Tuesday, 11 February 2003: 3:45 PM
Trends and variability in climate rainfall products
Rainfall is important in the hydrological cycle and to the lives and welfare of humans. In addition to being a life-giving resource, rainfall processes also plays a crucial role in the dynamics of the global atmospheric circulation. One unresolved aspect of this problem is the climate trend found in some products but not others, as well as the far larger inter-seasonal variability of observed precipitation relative to general circulation and climate models. This has important consequences for the atmospheric energy budget and thus needs to be reconciled.
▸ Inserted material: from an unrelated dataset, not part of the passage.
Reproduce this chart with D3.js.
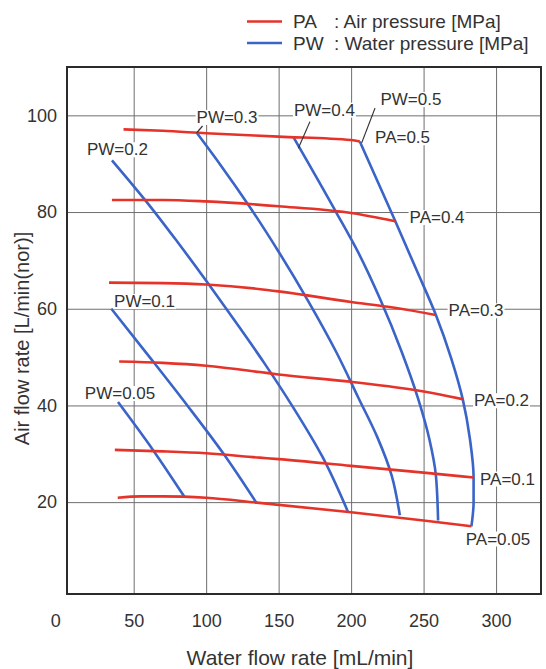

The TRMM satellite was launched on Nov. 27, 1997 in order to begin quantifying the rainfall amounts, rainfall structure and latent heating in the tropics. While the overall magnitude and location of precipitation appears to be fairly well constrained by this satellite, variability and trends from different sensor are still showing discrepancies. These discrepancies are found to be the result not of algorithm errors, but of a number of parameters in the algorithms which must be assumed constant but in reality vary with both space and time. It is this variability of the rain structures which in turn causes precipitation time series to differ among the different sensors used to retrieve rainfall. This talk will illustrate the phenomenon and show how ground based observations can be used to separate real changes from those that might be due to changes in the rainfall structure.